TASK TO COMPLETE:
Repeat everything from the first line of the listing below through the line that contains "(G) at (269,339)", exactly. Leave out pictures.

DATA SHOWN:
════

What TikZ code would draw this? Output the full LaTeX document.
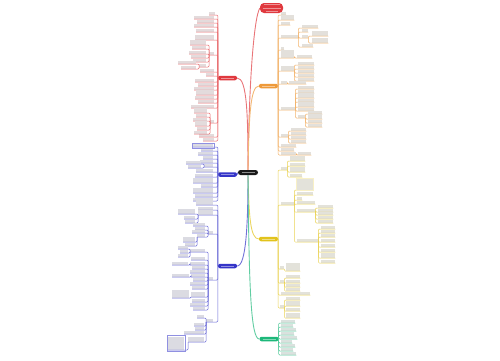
\documentclass[tikz,border=0pt]{standalone}
\usepackage{tikz}
\definecolor{redb}{HTML}{E0393E}
\definecolor{orangeb}{HTML}{EE9A3A}
\definecolor{yellowb}{HTML}{E2C31C}
\definecolor{blueb}{HTML}{3535C8}
\definecolor{greenb}{HTML}{1DB87A}
\colorlet{br}{black}
\tikzset{
  leaf/.style={anchor=south west, inner sep=0, fill=br!30!black!15},
  conn/.style={br!75, line width=0.5pt, rounded corners=1pt},
  mainnode/.style={fill=#1, rounded corners=2pt, minimum width=19pt, minimum height=4.5pt, inner sep=0, text=#1!55!white},
  mainlink/.style={#1!70, line width=0.9pt},
  framed/.style={draw=br!55, line width=0.4pt}
}
\newcommand\leafl[6]{%
  \pgfmathsetmacro\lw{#4-#3}\pgfmathsetmacro\lh{#5*2.6}%
  \node[leaf, minimum width=\lw pt, minimum height=\lh pt] (#1) at (#3,#2) {};
  \draw[conn] (#1.south west) -- (#1.south east) -| (#6);}
\newcommand\leafr[6]{%
  \pgfmathsetmacro\lw{#4-#3}\pgfmathsetmacro\lh{#5*2.6}%
  \node[leaf, minimum width=\lw pt, minimum height=\lh pt] (#1) at (#3,#2) {};
  \draw[conn] (#1.south east) -- (#1.south west) -| (#6);}

\begin{document}
\begin{tikzpicture}[x=1pt, y=-1pt]
	\useasboundingbox (0,0) rectangle (500,360);
	\node[mainnode=black!90, minimum width=20pt, minimum height=5pt, rounded corners=2.5pt, text=black!45] (c) at (248,172.5) {\rule{13pt}{0.8pt}};
	\node[mainnode=redb, minimum width=23pt, minimum height=10pt, rounded corners=4pt, align=center, font=\fontsize{3}{3.2}\selectfont] (top) at (271.5,8) {\rule{16pt}{0.8pt}\\\rule{18pt}{0.8pt}\\\rule{12pt}{0.8pt}};
	\node[mainnode=redb] (L1) at (227.5,78) {\rule{13pt}{0.8pt}};
	\node[mainnode=orangeb] (O) at (268.5,86) {\rule{13pt}{0.8pt}};
	\node[mainnode=blueb] (B1) at (227.5,174.5) {\rule{13pt}{0.8pt}};
	\node[mainnode=yellowb] (Y) at (268.5,239) {\rule{13pt}{0.8pt}};
	\node[mainnode=blueb] (B2) at (227.5,266) {\rule{13pt}{0.8pt}};
	\node[mainnode=greenb] (G) at (269,339) {\rule{13pt}{0.8pt}};

	\draw[mainlink=redb] (c.north) .. controls (249,80) and (254,18) .. (top.west);
	\draw[mainlink=redb] (c.north) .. controls (248,115) and (247,78) .. (L1.east);
	\draw[mainlink=orangeb] (c.north) .. controls (249,120) and (250,86) .. (O.west);
	\draw[mainlink=blueb] (c.west) -- (B1.east);
	\draw[mainlink=yellowb] (c.south) .. controls (249,215) and (250,239) .. (Y.west);
	\draw[mainlink=blueb] (c.south) .. controls (248,225) and (246,266) .. (B2.east);
	\draw[mainlink=greenb] (c.south) .. controls (249,290) and (251,339) .. (G.west);

	\colorlet{br}{redb}
	\foreach \n/\y/\a/\b/\h in {r1/15/209/215/1, r2/19/194/214/1, r3/23/197/214/1, r4/27/194/214/1, r5/32/196/214/1, r6/40/195/214/2, r7/55/209/214/1, r8/72/200/214/1, r9/76/206/214/1, r10/82/195/214/1, r11/86/198/214/1, r12/90/194/214/1, r13/95/196/214/2, r14/99/195/214/1, r15/103/198/214/1, r16/108/191/214/1, r17/123/210/214/1, r18/137/199/214/1, r19/141/203/214/1}
		{\leafl{\n}{\y}{\a}{\b}{\h}{L1.west}}
	\foreach \n/\y/\a/\b/\h in {r7a/45/190/206/2, r7b/49/192/206/1, r7c/54/189/206/1, r7d/58/191/206/1, r7e/62/193/206/1, r7f/67/199/206/1}
		{\leafl{\n}{\y}{\a}{\b}{\h}{r7.south west}}
	\foreach \n/\y/\a/\b/\h in {r7f1/64/178/196/1, r7f2/69/181/196/1}
		{\leafl{\n}{\y}{\a}{\b}{\h}{r7f.south west}}
	\foreach \n/\y/\a/\b/\h in {r17a/113/194/207/2, r17b/117/196/207/1, r17c/121/193/207/1, r17d/126/195/207/2, r17e/130/197/207/1, r17f/134/194/207/1}
		{\leafl{\n}{\y}{\a}{\b}{\h}{r17.south west}}

	\colorlet{br}{blueb}
	\foreach \n/\y/\a/\b/\h in {b1/147/193/213/1, b2/151/201/213/1, b3/155/198/213/1, b4/159/203/213/1, b5/163/200/213/1, b6/167/204/213/1, b7/172/196/213/1, b8/177/195/213/1, b9/183/193/213/2, b10/187/201/213/1, b11/193/193/213/2, b12/197/195/213/1, b13/201/193/213/1}
		{\leafl{\n}{\y}{\a}{\b}{\h}{B1.west}}
	\foreach \n/\y/\a/\b/\h in {b6a/164/186/201/1, b6b/168/188/201/1}
		{\leafl{\n}{\y}{\a}{\b}{\h}{b6.south west}}
	\draw[framed] ([shift={(-1,1)}]b1.south west) rectangle ([shift={(1,-1)}]b1.north east);

	\foreach \n/\y/\a/\b/\h in {bb1/205/196/213/2, bb2/210/198/213/1, bb3/215/198/213/2, bb4/234/208/213/1, bb5/280/208/213/1, bb6/322/206/213/1}
		{\leafl{\n}{\y}{\a}{\b}{\h}{B2.west}}
	\foreach \n/\y/\a/\b/\h in {bb3a/214/178/195/2, bb3b/219/184/195/1, bb3c/223/185/195/1}
		{\leafl{\n}{\y}{\a}{\b}{\h}{bb3.south west}}
	\foreach \n/\y/\a/\b/\h in {bb4a/226/193/205/1, bb4b/230/195/205/1, bb4c/233/192/205/1, bb4d/237/197/205/1}
		{\leafl{\n}{\y}{\a}{\b}{\h}{bb4.south west}}
	\foreach \n/\y/\a/\b/\h in {bb4d1/242/183/195/2, bb4d2/246/185/195/1}
		{\leafl{\n}{\y}{\a}{\b}{\h}{bb4d.south west}}
	\foreach \n/\y/\a/\b/\h in {bb5a/252/190/205/1, bb5b/260/191/205/1, bb5c/265/190/205/1, bb5d/269/192/205/1, bb5e/273/190/205/1, bb5f/277/191/205/1, bb5g/281/193/205/1, bb5h/285/190/205/1, bb5i/289/192/205/1, bb5j/297/191/205/2, bb5k/302/192/205/1, bb5l/306/190/205/1, bb5m/310/193/205/1}
		{\leafl{\n}{\y}{\a}{\b}{\h}{bb5.south west}}
	\foreach \n/\y/\a/\b/\h in {bb5a1/249/178/188/1, bb5a2/253/180/188/1, bb5a3/257/178/188/1}
		{\leafl{\n}{\y}{\a}{\b}{\h}{bb5a.south west}}
	\leafl{bb5c1}{265}{172}{188}{1}{bb5c.south west}
	\leafl{bb5f1}{277}{172}{189}{1}{bb5f.south west}
	\leafl{bb5j1}{298}{172}{189}{3}{bb5j.south west}
	\foreach \n/\y/\a/\b/\h in {bb6a/318/197/204/1, bb6b/326/194/204/1, bb6c/330/195/204/1, bb6d/334/184/204/1, bb6e/342/188/204/2}
		{\leafl{\n}{\y}{\a}{\b}{\h}{bb6.south west}}
	\leafl{bb6e1}{350}{168}{184}{5}{bb6e.south west}
	\draw[framed] ([shift={(-1,1)}]bb6e1.south west) rectangle ([shift={(1,-1)}]bb6e1.north east);

	\colorlet{br}{orangeb}
	\foreach \n/\y/\a/\b/\h in {o1/15/281/286/1, o2/20/281/294/2, o3/25/281/290/1, o4/38/281/298/1, o5/50/281/284/1, o6/58/281/294/3, o7/71/281/294/2, o8/84/281/287/1, o9/110/281/295/1, o10/137/281/288/1, o11/147/281/296/1, o12/151/281/294/1, o13/155/281/296/1}
		{\leafr{\n}{\y}{\a}{\b}{\h}{O.east}}
	\foreach \n/\y/\a/\b/\h in {o4a/28/302/318/1, o4b/32/302/308/1, o4c/38/302/308/1, o4d/47/302/313/1}
		{\leafr{\n}{\y}{\a}{\b}{\h}{o4.south east}}
	\foreach \n/\y/\a/\b/\h in {o4c1/36/312/328/2, o4c2/43/312/328/2}
		{\leafr{\n}{\y}{\a}{\b}{\h}{o4c.south east}}
	\leafr{o6a}{58}{297}{312}{1}{o6.south east}
	\foreach \n/\y/\a/\b/\h in {o7a/65/298/314/1, o7b/69/298/314/1, o7c/73/298/314/1, o7d/77/298/314/1, o7e/81/298/314/1}
		{\leafr{\n}{\y}{\a}{\b}{\h}{o7.south east}}
	\leafr{o8a}{84}{289}{306}{1}{o8.south east}
	\foreach \n/\y/\a/\b/\h in {o9a/89/298/314/1, o9b/93/298/314/1, o9c/98/298/314/2, o9d/102/298/314/1, o9e/107/298/314/2, o9f/111/298/314/1, o9g/118/298/305/1}
		{\leafr{\n}{\y}{\a}{\b}{\h}{o9.south east}}
	\foreach \n/\y/\a/\b/\h in {o9g1/114/308/322/1, o9g2/119/308/322/2, o9g3/123/308/322/1, o9g4/127/308/322/1}
		{\leafr{\n}{\y}{\a}{\b}{\h}{o9g.south east}}
	\foreach \n/\y/\a/\b/\h in {o10a/131/291/306/1, o10b/135/291/306/1, o10c/139/291/306/1, o10d/143/291/306/1}
		{\leafr{\n}{\y}{\a}{\b}{\h}{o10.south east}}
	\leafr{o13a}{155}{298}{311}{1}{o13.south east}

	\colorlet{br}{yellowb}
	\foreach \n/\y/\a/\b/\h in {y1/170/281/287/1, y2/205/281/294/1, y3/269/280/284/1, y4/283/280/284/1, y5/295/281/310/1, y6/308/280/284/1}
		{\leafr{\n}{\y}{\a}{\b}{\h}{Y.east}}
	\foreach \n/\y/\a/\b/\h in {y1a/161/290/305/2, y1b/166/290/305/1, y1c/172/290/305/2, y1d/177/290/302/1}
		{\leafr{\n}{\y}{\a}{\b}{\h}{y1.south east}}
	\foreach \n/\y/\a/\b/\h in {y2a/190/297/313/4, y2b/195/297/313/1, y2c/200/297/302/1, y2d/204/297/315/1, y2e/212/297/315/1, y2f/242/297/318/1}
		{\leafr{\n}{\y}{\a}{\b}{\h}{y2.south east}}
	\fill[yellowb!25] ([shift={(-1,1)}]y2a.south west) rectangle ([shift={(1,-1)}]y2a.north east);
	\node[leaf, minimum width=16pt, minimum height=10.4pt] (y2at) at (297,190) {};
	\foreach \n/\y/\a/\b/\h in {y2e1/208/318/333/1, y2e2/212/318/333/1, y2e3/215/318/333/1, y2e4/219/318/333/1, y2e5/223/318/333/1}
		{\leafr{\n}{\y}{\a}{\b}{\h}{y2e.south east}}
	\foreach \n/\y/\a/\b/\h in {y2f1/229/321/335/1, y2f2/233/321/335/1, y2f3/237/321/335/1, y2f4/242/321/335/1, y2f5/247/321/335/1, y2f6/252/321/335/1, y2f7/258/321/335/2, y2f8/263/321/335/1}
		{\leafr{\n}{\y}{\a}{\b}{\h}{y2f.south east}}
	\leafr{y3a}{271}{286}{300}{3}{y3.south east}
	\foreach \n/\y/\a/\b/\h in {y4a/278/286/300/1, y4b/283/286/300/1, y4c/287/286/300/1, y4d/291/286/300/1}
		{\leafr{\n}{\y}{\a}{\b}{\h}{y4.south east}}
	\foreach \n/\y/\a/\b/\h in {y6a/300/286/300/1, y6b/306/286/300/2, y6c/311/286/300/1, y6d/318/286/300/2}
		{\leafr{\n}{\y}{\a}{\b}{\h}{y6.south east}}

	\colorlet{br}{greenb}
	\foreach \n/\y/\a/\b/\h in {g1/323/281/295/1, g2/327/281/293/1, g3/331/281/296/1, g4/335/281/294/1, g5/339/281/297/1, g6/343/281/292/1, g7/347/281/295/1, g8/351/281/293/1, g9/355/281/296/1}
		{\leafr{\n}{\y}{\a}{\b}{\h}{G.east}}
\end{tikzpicture}
\end{document}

════

OUTPUT BELOW:
What TikZ code would draw this? Output the full LaTeX document.
\documentclass[tikz,border=0pt]{standalone}
\usepackage{tikz}
\definecolor{redb}{HTML}{E0393E}
\definecolor{orangeb}{HTML}{EE9A3A}
\definecolor{yellowb}{HTML}{E2C31C}
\definecolor{blueb}{HTML}{3535C8}
\definecolor{greenb}{HTML}{1DB87A}
\colorlet{br}{black}
\tikzset{
  leaf/.style={anchor=south west, inner sep=0, fill=br!30!black!15},
  conn/.style={br!75, line width=0.5pt, rounded corners=1pt},
  mainnode/.style={fill=#1, rounded corners=2pt, minimum width=19pt, minimum height=4.5pt, inner sep=0, text=#1!55!white},
  mainlink/.style={#1!70, line width=0.9pt},
  framed/.style={draw=br!55, line width=0.4pt}
}
\newcommand\leafl[6]{%
  \pgfmathsetmacro\lw{#4-#3}\pgfmathsetmacro\lh{#5*2.6}%
  \node[leaf, minimum width=\lw pt, minimum height=\lh pt] (#1) at (#3,#2) {};
  \draw[conn] (#1.south west) -- (#1.south east) -| (#6);}
\newcommand\leafr[6]{%
  \pgfmathsetmacro\lw{#4-#3}\pgfmathsetmacro\lh{#5*2.6}%
  \node[leaf, minimum width=\lw pt, minimum height=\lh pt] (#1) at (#3,#2) {};
  \draw[conn] (#1.south east) -- (#1.south west) -| (#6);}

\begin{document}
\begin{tikzpicture}[x=1pt, y=-1pt]
	\useasboundingbox (0,0) rectangle (500,360);
	\node[mainnode=black!90, minimum width=20pt, minimum height=5pt, rounded corners=2.5pt, text=black!45] (c) at (248,172.5) {\rule{13pt}{0.8pt}};
	\node[mainnode=redb, minimum width=23pt, minimum height=10pt, rounded corners=4pt, align=center, font=\fontsize{3}{3.2}\selectfont] (top) at (271.5,8) {\rule{16pt}{0.8pt}\\\rule{18pt}{0.8pt}\\\rule{12pt}{0.8pt}};
	\node[mainnode=redb] (L1) at (227.5,78) {\rule{13pt}{0.8pt}};
	\node[mainnode=orangeb] (O) at (268.5,86) {\rule{13pt}{0.8pt}};
	\node[mainnode=blueb] (B1) at (227.5,174.5) {\rule{13pt}{0.8pt}};
	\node[mainnode=yellowb] (Y) at (268.5,239) {\rule{13pt}{0.8pt}};
	\node[mainnode=blueb] (B2) at (227.5,266) {\rule{13pt}{0.8pt}};
	\node[mainnode=greenb] (G) at (269,339) {\rule{13pt}{0.8pt}};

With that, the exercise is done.